The roller coaster ride is coming to an end.
That’s the word from the Greater Las Vegas Association of Realtors, which reported overall stabilization in the Las Vegas Valley’s housing market in October.
Sure, prices climbed more than normal, and listings jumped even as closings dropped, according to the association’s Tuesday report. But the market in general is flashing signs of steadier times ahead.
First, about those prices. The median price of a single-family resale rose to $185,000 in October, up 32.1 percent from $140,000 in October 2012. The median price gained 2.8 percent on September, when it came in at $180,000.
October’s results were a revival of sorts. In September, prices slipped month-to-month for the first time in more than a year, easing down 1.1 percent from August, though they were up 29 percent year over year. Still, September’s drop ended a 19-month string of month-to-month price increases. Prices have mostly bumped around in the $180,000 to $185,000 range since late summer, after peaking at $315,000 in 2006 and bottoming out at $118,000 in 2012.
The number of new listings jumped to 3,701 in October, up 12.7 percent when compared with October 2012. The number of available listings without pending offers surged 73.4 percent, to 7,072 units. In all, the market had two months of inventory, up from just over a month earlier in the summer.
Still, closings fell 11.9 percent year over year, to 2,627 homes. If you want to know just how much demand has cooled, consider what’s happening with offers. Gone are the days of a dozen frenzied bids on one place. Today, sellers get maybe one or two offers — if the price is right, association President Dave Tina said.
Put it all together, and you have a market that is stabilizing, Tina said. Prices have flattened in recent months, the for-sale supply is healthier, and buyers aren’t hocking arms and legs in a desperate bid to just get a place, any place.
“People need to know that inventory is normal now. They can buy a house for what it’s worth,” Tina said.
“Sellers have gained about 30 percent in the last year, but they’re not going to get to 40 percent more. They’re going to get what their neighborhood comps (comparable sales prices) were in October.”
Time on the market also reflects slightly lower demand. In October, 75.4 percent of all local homes and 67.8 percent of condos and townhomes sold within 60 days. That was down from 77.2 percent of all local homes and 75.6 percent of condos and townhomes in September.
But month-to-month volatility is part of a normal market, Tina said. So expect prices and supplies to fluctuate between small gains and losses going forward. That will especially be the case in the last few months of the year because the holiday season is typically a slow sales period.
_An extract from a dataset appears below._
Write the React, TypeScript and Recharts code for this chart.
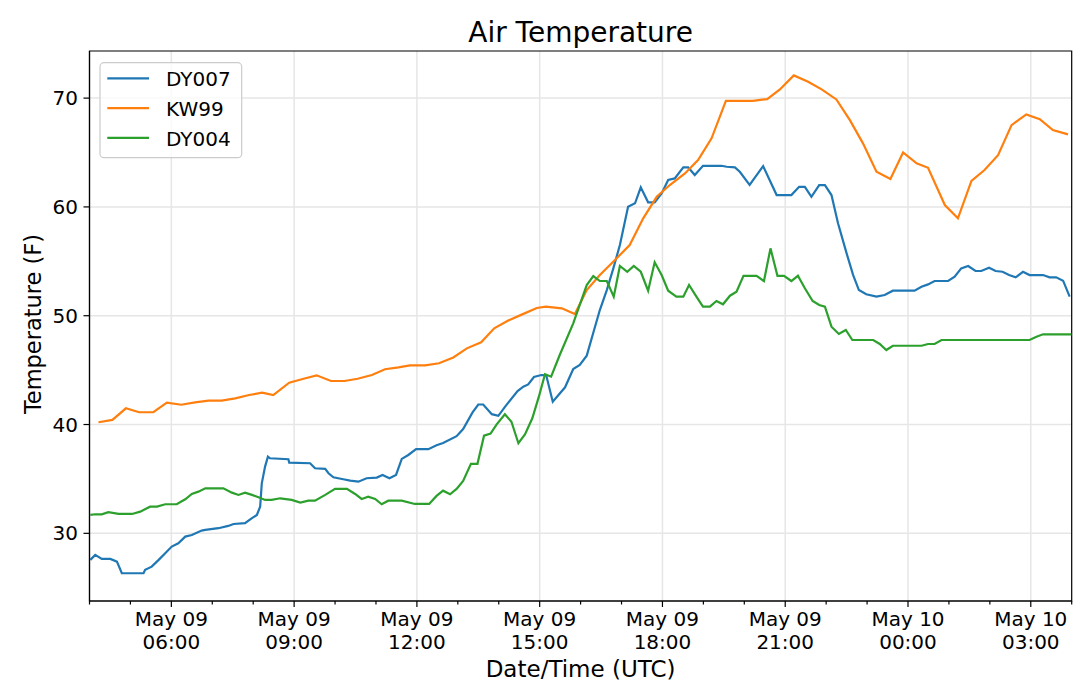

“Home prices and sales usually cool off with the weather,” he said.
The association’s stats also show that investors continue to lose market share.
In October, 44.9 percent of existing local homes were bought with cash, which usually indicates an investment buy. That number was down from 47.2 percent in September, and below a February peak of 59.5 percent.
The association’s findings match a national group’s observations on the local market.
The National Association of Realtors said Thursday that Las Vegas for the first time made its list of 10 “turnaround towns” that led the nation’s housing recovery in the third quarter. The ranking looks at inventory, median list price, days on the market and online home-search activity.
“In Las Vegas, the pendulum has been swinging in a positive direction long enough to qualify it” for the list, association economists said.
Las Vegas wasn’t the only Nevada city to place in the Top 10. Reno ranked No. 3, thanks to a “far healthier balance than it experienced this time last year.”